§ **DATASET ENTRIES**:
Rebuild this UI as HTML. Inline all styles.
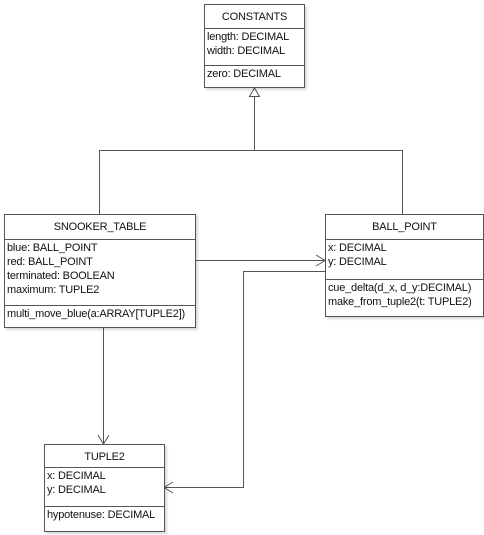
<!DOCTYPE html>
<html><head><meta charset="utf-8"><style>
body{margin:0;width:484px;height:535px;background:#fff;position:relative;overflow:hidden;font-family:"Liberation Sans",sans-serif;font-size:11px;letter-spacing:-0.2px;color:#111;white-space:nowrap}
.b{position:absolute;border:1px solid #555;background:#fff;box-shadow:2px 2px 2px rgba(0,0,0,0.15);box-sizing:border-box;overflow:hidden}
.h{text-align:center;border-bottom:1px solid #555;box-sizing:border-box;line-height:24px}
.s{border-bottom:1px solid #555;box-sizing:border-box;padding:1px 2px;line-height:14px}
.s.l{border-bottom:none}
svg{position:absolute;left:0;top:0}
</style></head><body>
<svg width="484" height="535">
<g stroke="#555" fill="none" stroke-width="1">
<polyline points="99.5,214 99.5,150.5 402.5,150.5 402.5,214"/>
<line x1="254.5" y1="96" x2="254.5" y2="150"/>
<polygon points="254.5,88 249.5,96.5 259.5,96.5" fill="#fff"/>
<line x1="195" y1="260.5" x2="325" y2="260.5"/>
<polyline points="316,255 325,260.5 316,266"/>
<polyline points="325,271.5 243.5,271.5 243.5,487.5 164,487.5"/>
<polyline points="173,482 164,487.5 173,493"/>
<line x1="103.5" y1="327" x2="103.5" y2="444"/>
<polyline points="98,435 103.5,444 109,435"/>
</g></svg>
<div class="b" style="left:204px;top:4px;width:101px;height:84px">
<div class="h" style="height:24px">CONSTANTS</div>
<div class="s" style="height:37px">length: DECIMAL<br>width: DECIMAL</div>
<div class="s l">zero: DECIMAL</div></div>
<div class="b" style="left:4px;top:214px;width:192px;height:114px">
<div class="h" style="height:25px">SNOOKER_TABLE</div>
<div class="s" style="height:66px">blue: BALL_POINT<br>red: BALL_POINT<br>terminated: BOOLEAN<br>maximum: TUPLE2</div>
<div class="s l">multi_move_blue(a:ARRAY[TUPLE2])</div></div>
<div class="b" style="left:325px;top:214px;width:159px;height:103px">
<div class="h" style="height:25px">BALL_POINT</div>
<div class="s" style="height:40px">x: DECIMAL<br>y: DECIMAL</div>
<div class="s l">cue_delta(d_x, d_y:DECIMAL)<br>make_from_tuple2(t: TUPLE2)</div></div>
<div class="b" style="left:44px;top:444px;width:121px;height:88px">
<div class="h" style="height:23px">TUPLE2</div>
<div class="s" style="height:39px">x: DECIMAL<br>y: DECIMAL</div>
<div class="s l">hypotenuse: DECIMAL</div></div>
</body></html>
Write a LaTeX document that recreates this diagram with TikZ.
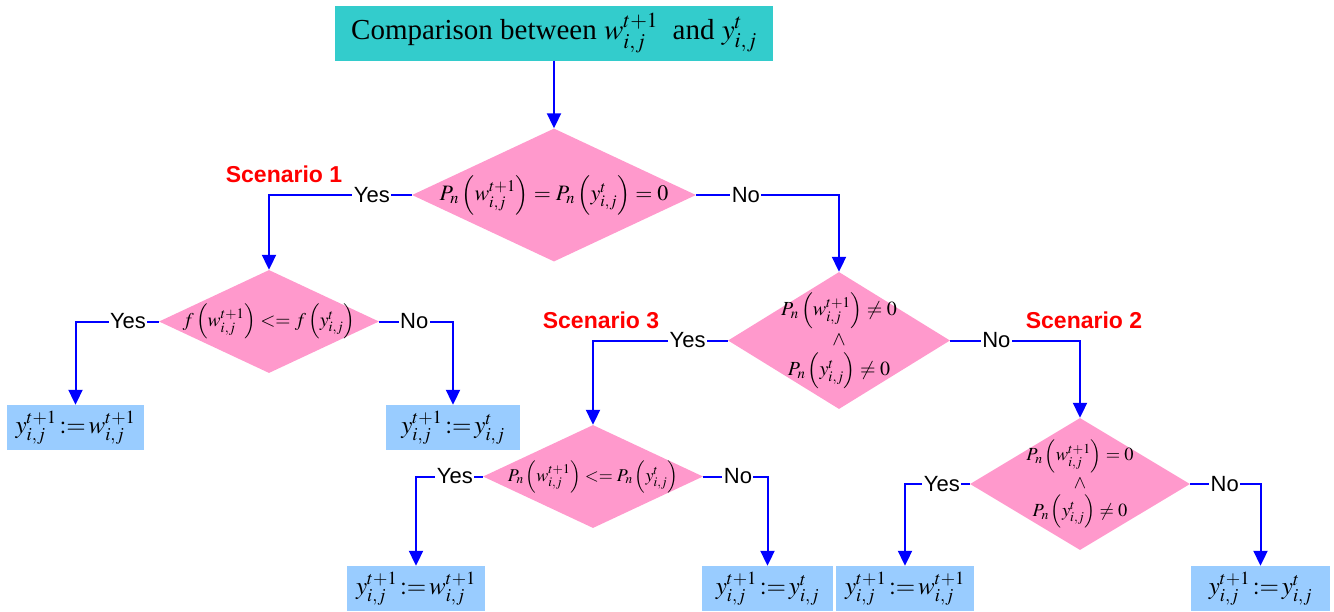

§ **WHAT TO DO**:
Reproduce each entry precisely. Leave the pictures out.

§ **RIGHT ANSWER**:
Rebuild this UI as HTML. Inline all styles.
<!DOCTYPE html>
<html><head><meta charset="utf-8"><style>
body{margin:0;width:484px;height:535px;background:#fff;position:relative;overflow:hidden;font-family:"Liberation Sans",sans-serif;font-size:11px;letter-spacing:-0.2px;color:#111;white-space:nowrap}
.b{position:absolute;border:1px solid #555;background:#fff;box-shadow:2px 2px 2px rgba(0,0,0,0.15);box-sizing:border-box;overflow:hidden}
.h{text-align:center;border-bottom:1px solid #555;box-sizing:border-box;line-height:24px}
.s{border-bottom:1px solid #555;box-sizing:border-box;padding:1px 2px;line-height:14px}
.s.l{border-bottom:none}
svg{position:absolute;left:0;top:0}
</style></head><body>
<svg width="484" height="535">
<g stroke="#555" fill="none" stroke-width="1">
<polyline points="99.5,214 99.5,150.5 402.5,150.5 402.5,214"/>
<line x1="254.5" y1="96" x2="254.5" y2="150"/>
<polygon points="254.5,88 249.5,96.5 259.5,96.5" fill="#fff"/>
<line x1="195" y1="260.5" x2="325" y2="260.5"/>
<polyline points="316,255 325,260.5 316,266"/>
<polyline points="325,271.5 243.5,271.5 243.5,487.5 164,487.5"/>
<polyline points="173,482 164,487.5 173,493"/>
<line x1="103.5" y1="327" x2="103.5" y2="444"/>
<polyline points="98,435 103.5,444 109,435"/>
</g></svg>
<div class="b" style="left:204px;top:4px;width:101px;height:84px">
<div class="h" style="height:24px">CONSTANTS</div>
<div class="s" style="height:37px">length: DECIMAL<br>width: DECIMAL</div>
<div class="s l">zero: DECIMAL</div></div>
<div class="b" style="left:4px;top:214px;width:192px;height:114px">
<div class="h" style="height:25px">SNOOKER_TABLE</div>
<div class="s" style="height:66px">blue: BALL_POINT<br>red: BALL_POINT<br>terminated: BOOLEAN<br>maximum: TUPLE2</div>
<div class="s l">multi_move_blue(a:ARRAY[TUPLE2])</div></div>
<div class="b" style="left:325px;top:214px;width:159px;height:103px">
<div class="h" style="height:25px">BALL_POINT</div>
<div class="s" style="height:40px">x: DECIMAL<br>y: DECIMAL</div>
<div class="s l">cue_delta(d_x, d_y:DECIMAL)<br>make_from_tuple2(t: TUPLE2)</div></div>
<div class="b" style="left:44px;top:444px;width:121px;height:88px">
<div class="h" style="height:23px">TUPLE2</div>
<div class="s" style="height:39px">x: DECIMAL<br>y: DECIMAL</div>
<div class="s l">hypotenuse: DECIMAL</div></div>
</body></html>
Write a LaTeX document that recreates this diagram with TikZ.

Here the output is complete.